Prior to examination by an NTSB investigator, the airplane had been moved from the impact point (the south side of a large irrigation ditch on the pilot's farm) to the pilot's hangar. The pilot said that the airplane lay inverted for six days before its retrieval. The forward fuselage was found crushed upward and aft. The central fuselage and empennage were badly deformed and wrinkled. The entire span of the left wing leading edge was crushed aft.

All of the airplane's major components were accounted for, and all flight control continuity was confirmed. The engine's crankshaft was rotated, and good thumb compression was noted on all cylinders. During crankshaft rotation, continuity was observed through the engine, the aft accessory section, and the complete valve train. The propeller had separated from the engine, and both blades exhibited 45 degree chordwise striations. One blade exhibited minimal "S" type twisting. The spinner was found compress aft.

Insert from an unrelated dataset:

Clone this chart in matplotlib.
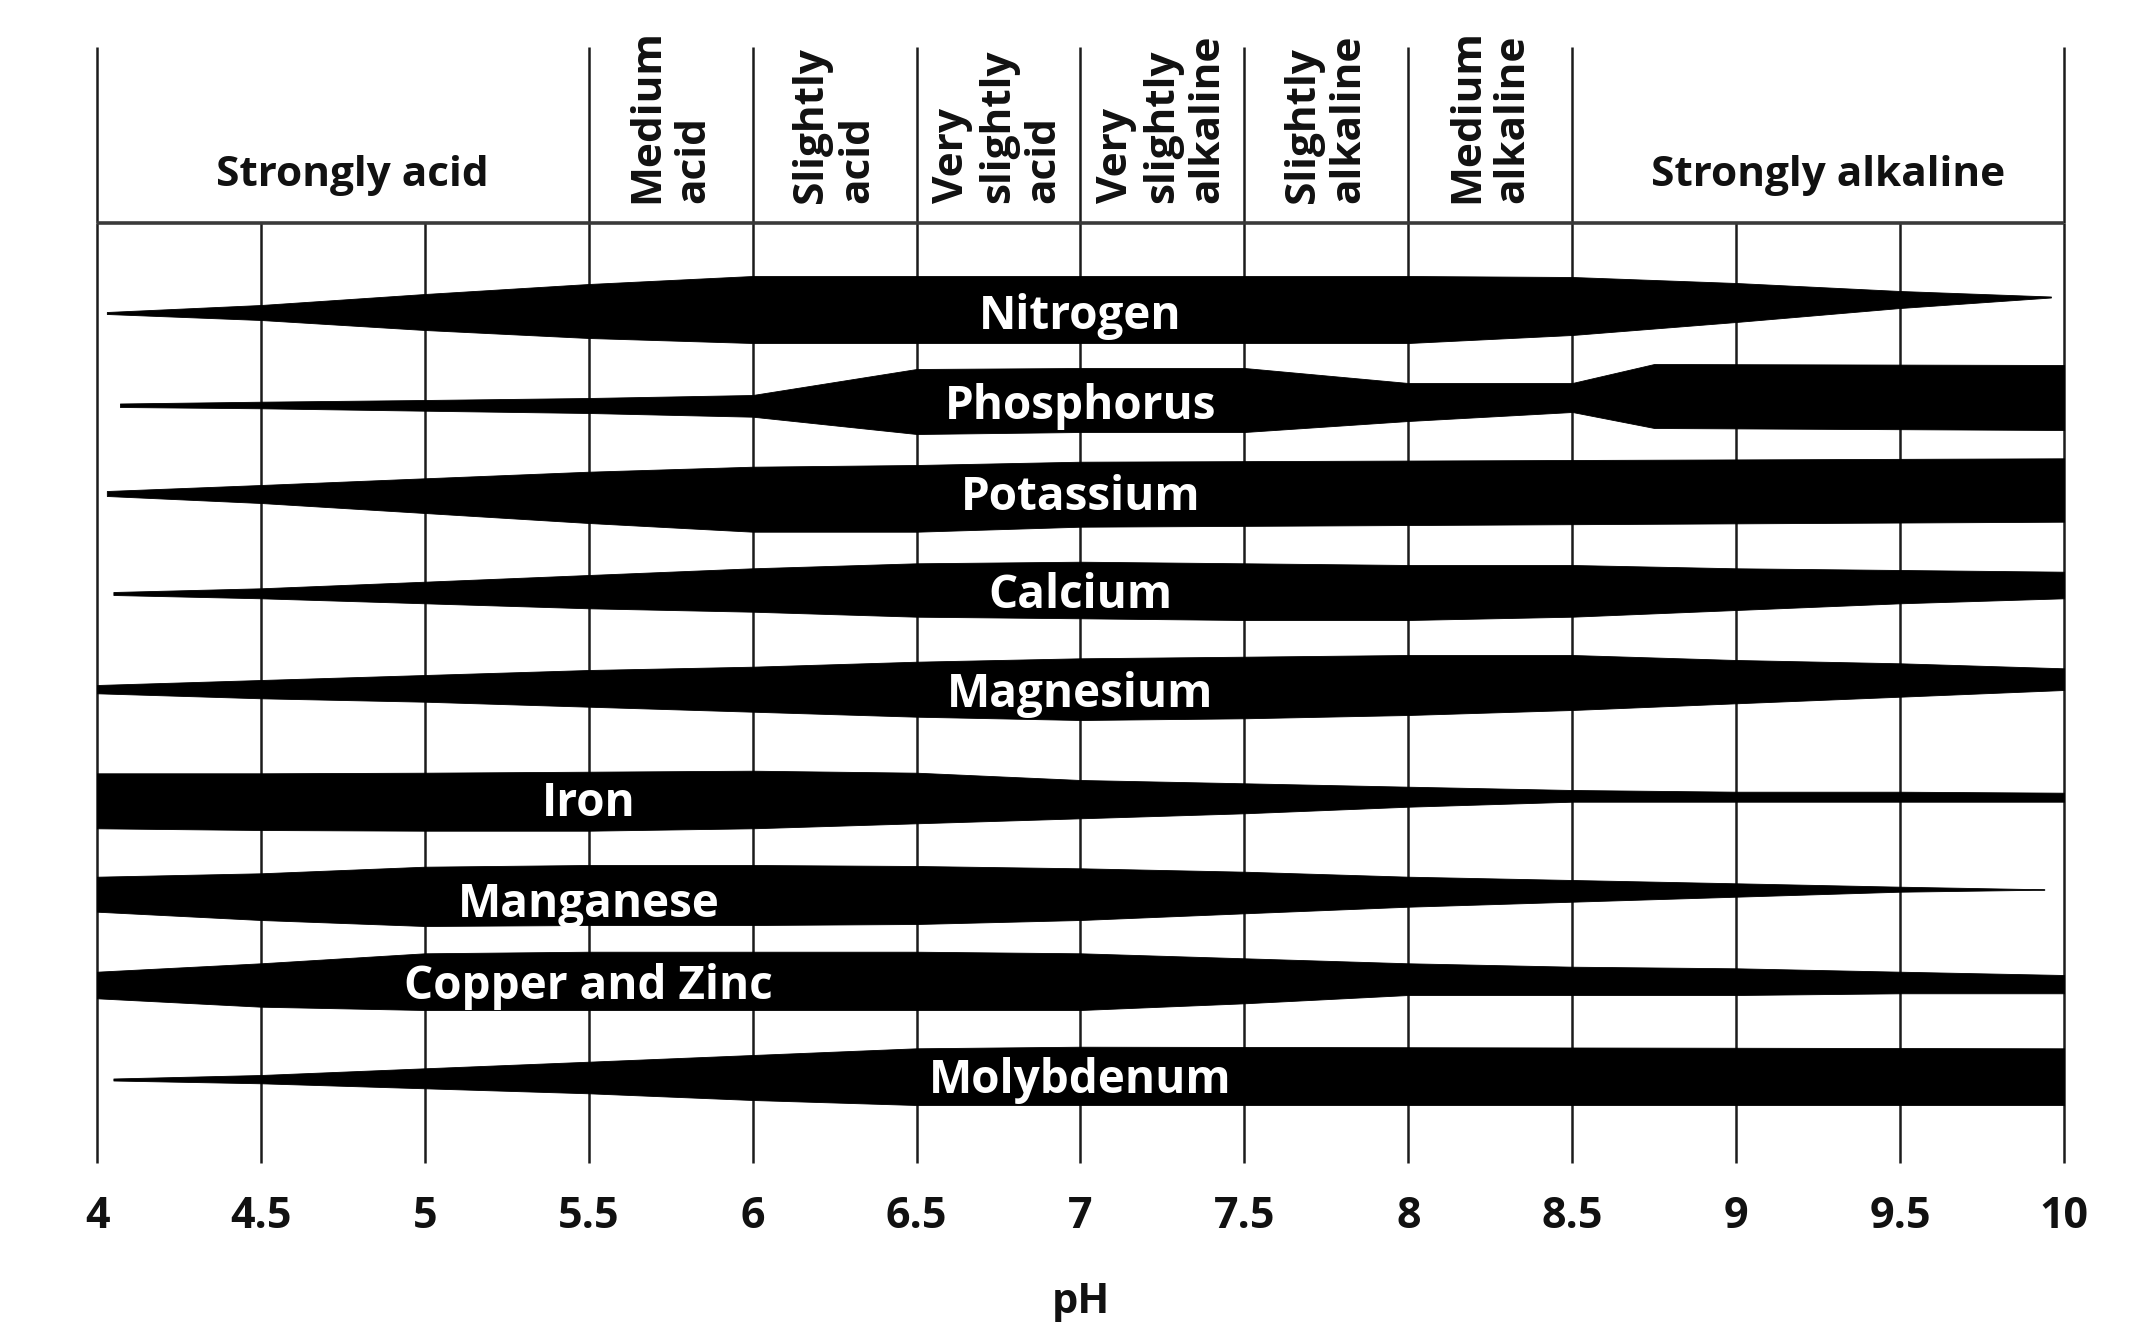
import matplotlib
matplotlib.use('Agg')
import matplotlib.pyplot as plt

plt.rcParams['font.family'] = ['Open Sans', 'DejaVu Sans']

# ---------------- data ----------------
ph_ticks = [4, 4.5, 5, 5.5, 6, 6.5, 7, 7.5, 8, 8.5, 9, 9.5, 10]
tick_labels = ['4', '4.5', '5', '5.5', '6', '6.5', '7', '7.5', '8', '8.5', '9', '9.5', '10']

zone_bounds = [4, 5.5, 6, 6.5, 7, 7.5, 8, 8.5, 10]
zone_labels = ['Strongly acid', 'Medium\nacid', 'Slightly\nacid', 'Very\nslightly\nacid',
               'Very\nslightly\nalkaline', 'Slightly\nalkaline', 'Medium\nalkaline',
               'Strongly alkaline']

nutrients = ['Nitrogen', 'Phosphorus', 'Potassium', 'Calcium', 'Magnesium',
             'Iron', 'Manganese', 'Copper and Zinc', 'Molybdenum']
label_ph = [7, 7, 7, 7, 7, 5.5, 5.5, 5.5, 7]

# band edges (chart units, measured downward from top) at given pH points
nitrogen_ph = [4.03, 4.5, 5, 5.5, 6, 8, 8.5, 9, 9.5, 9.96]
nitrogen_top = [312, 305, 294, 284, 276, 276, 277, 283, 291, 296.5]
nitrogen_bot = [314, 320, 330, 338, 343, 343, 335, 322, 308, 297.5]

phosphorus_ph = [4.07, 4.5, 5, 5.5, 6, 6.5, 7, 7.5, 8, 8.5, 8.75, 10]
phosphorus_top = [403.5, 401.7, 400, 398, 395, 369, 368, 368, 383, 383, 364, 365]
phosphorus_bot = [407, 408.3, 410.7, 413, 416.7, 434, 432, 432, 421, 412, 428, 430]

potassium_ph = [4.03, 4.5, 5, 5.5, 6, 6.5, 7, 10]
potassium_top = [491, 485, 478.3, 471.7, 466.7, 465, 461.7, 458.3]
potassium_bot = [496, 503, 513, 523, 531.7, 531.7, 526.7, 521.7]

calcium_ph = [4.05, 4.5, 5, 5.5, 6, 6.5, 7, 7.5, 8, 8.5, 9, 9.5, 10]
calcium_top = [592, 588.3, 581.7, 575, 568.3, 563.3, 561.7, 563.3, 565, 565, 568.3, 570, 571.7]
calcium_bot = [595, 598.3, 603.3, 608.3, 611.7, 616.7, 618.3, 620, 620, 616.7, 610, 603.3, 598.3]

magnesium_ph = [4, 4.5, 5, 5.5, 6, 6.5, 7, 7.5, 8, 8.5, 9, 9.5, 10]
magnesium_top = [685, 680, 675, 670, 666.7, 661.7, 658.3, 656.7, 655, 655, 660, 663.3, 668.3]
magnesium_bot = [693.3, 698.3, 701.7, 706.7, 711.7, 716.7, 720, 718.3, 715, 710, 703.3, 696.7, 690]

iron_ph = [4, 4.5, 5, 5.5, 6, 6.5, 7, 7.5, 8, 8.5, 9, 9.5, 10]
iron_top = [773.3, 773.3, 772.7, 771.7, 770.7, 772.7, 780, 783.3, 786.7, 790, 791.7, 791.7, 792.7]
iron_bot = [828.3, 830, 830.7, 830.7, 828.3, 823.3, 818.3, 813.3, 806.7, 801.7, 801.7, 801.7, 801.7]

manganese_ph = [4, 4.5, 5, 5.5, 6, 6.5, 7, 7.5, 8, 8.5, 9, 9.5, 9.94]
manganese_top = [876.7, 873.3, 866.7, 865, 865, 866, 868.3, 871.7, 876.7, 880, 883.3, 886.7, 889.3]
manganese_bot = [911.7, 920, 926, 925, 925, 924, 920, 913.3, 906.7, 901.7, 896.7, 891.7, 889.7]

copper_zinc_ph = [4, 4.5, 5, 5.5, 6, 6.5, 7, 7.5, 8, 8.5, 9, 9.5, 10]
copper_zinc_top = [971.7, 963.3, 953.3, 951.7, 951.7, 951.7, 953.3, 958.3, 963.3, 966.7, 968.3, 971.7, 975]
copper_zinc_bot = [998.3, 1006.7, 1010, 1010, 1010, 1010, 1010, 1003.3, 995, 995, 995, 993.3, 993.3]

molybdenum_ph = [4.05, 4.5, 5, 5.5, 6, 6.5, 7, 10]
molybdenum_top = [1078.5, 1075, 1068.3, 1061.7, 1055, 1048.3, 1046.7, 1048.3]
molybdenum_bot = [1080.5, 1083.3, 1088.3, 1093.3, 1100, 1105, 1105, 1105]

bands = [
    (nitrogen_ph, nitrogen_top, nitrogen_bot),
    (phosphorus_ph, phosphorus_top, phosphorus_bot),
    (potassium_ph, potassium_top, potassium_bot),
    (calcium_ph, calcium_top, calcium_bot),
    (magnesium_ph, magnesium_top, magnesium_bot),
    (iron_ph, iron_top, iron_bot),
    (manganese_ph, manganese_top, manganese_bot),
    (copper_zinc_ph, copper_zinc_top, copper_zinc_bot),
    (molybdenum_ph, molybdenum_top, molybdenum_bot),
]

# ---------------- layout ----------------
W, H = 2138, 1322
Y_TOP, Y_HEAD, Y_BOT = 47, 223, 1163
label_y = [316, 406, 497, 596, 694, 804, 904, 986, 1080]

fig = plt.figure(figsize=(W / 100, H / 100), dpi=100)
fig.patch.set_facecolor('white')
x0, x1 = 97, 2064
ax = fig.add_axes([x0 / W, 1 - Y_BOT / H, (x1 - x0) / W, (Y_BOT - Y_TOP) / H])
ax.set_xlim(4, 10)
ax.set_ylim(Y_BOT, Y_TOP)
for s in ax.spines.values():
    s.set_visible(False)
ax.set_yticks([])

line_col = '#1c1c1c'
# body grid lines
ax.vlines(ph_ticks, Y_HEAD, Y_BOT, colors=line_col, lw=1.8, zorder=2, clip_on=False)
# header zone lines
ax.vlines(zone_bounds, Y_TOP, Y_HEAD, colors=line_col, lw=1.8, zorder=2, clip_on=False)
ax.hlines(Y_HEAD, 4, 10, colors='#3a3a3a', lw=2.6, zorder=2, clip_on=False)

# bands
for (ph, top, bot) in bands:
    ax.fill_between(ph, top, bot, color='black', lw=0.6, edgecolor='black', zorder=3)

for name, lx, ly in zip(nutrients, label_ph, label_y):
    ax.text(lx, ly, name, ha='center', va='center', color='white',
            fontsize=33, fontweight='bold', zorder=5)

# zone labels
for i, lab in enumerate(zone_labels):
    a, b = zone_bounds[i], zone_bounds[i + 1]
    mid = (a + b) / 2
    if '\n' in lab:
        ax.text(mid, 203, lab, rotation=90, ha='center', va='bottom',
                multialignment='left', fontsize=30.5, fontweight='bold',
                color='#111111', linespacing=1.15, clip_on=False)
    else:
        ax.text(mid + 0.03, 175, lab, ha='center', va='center', fontsize=30.5,
                fontweight='bold', color='#111111', clip_on=False)

ax.set_xticks(ph_ticks)
ax.set_xticklabels(tick_labels, fontsize=31, fontweight='bold', color='#111111')
ax.tick_params(axis='x', length=0, pad=23)
ax.set_xlabel('pH', fontsize=30, fontweight='bold', color='#111111', labelpad=32)

fig.savefig('out.png', dpi=100, facecolor='white')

No preimpact engine or airframe anomalies, which might have affected the airplane's performance, were identified.


The FAA Flight Training Handbook (Advisory Circular 61-21A), and the Student Pilot's Flight Manual by Kershner say to visually look into the fuel tanks to check your fuel levels during preflight: "don't rely on cockpit fuel gauges."

Several test pilots, flight instructors, and pilots, were asked if they had ever completely stopped a metal propeller in flight, and if so, how did they do it? They all said that a metal propeller will stop, with the magnetos off, when they stalled the airplane, or approximately 2 to 4 knots above a stall.


The airplane, including all components and logbooks, was never taken into NTSB's custody.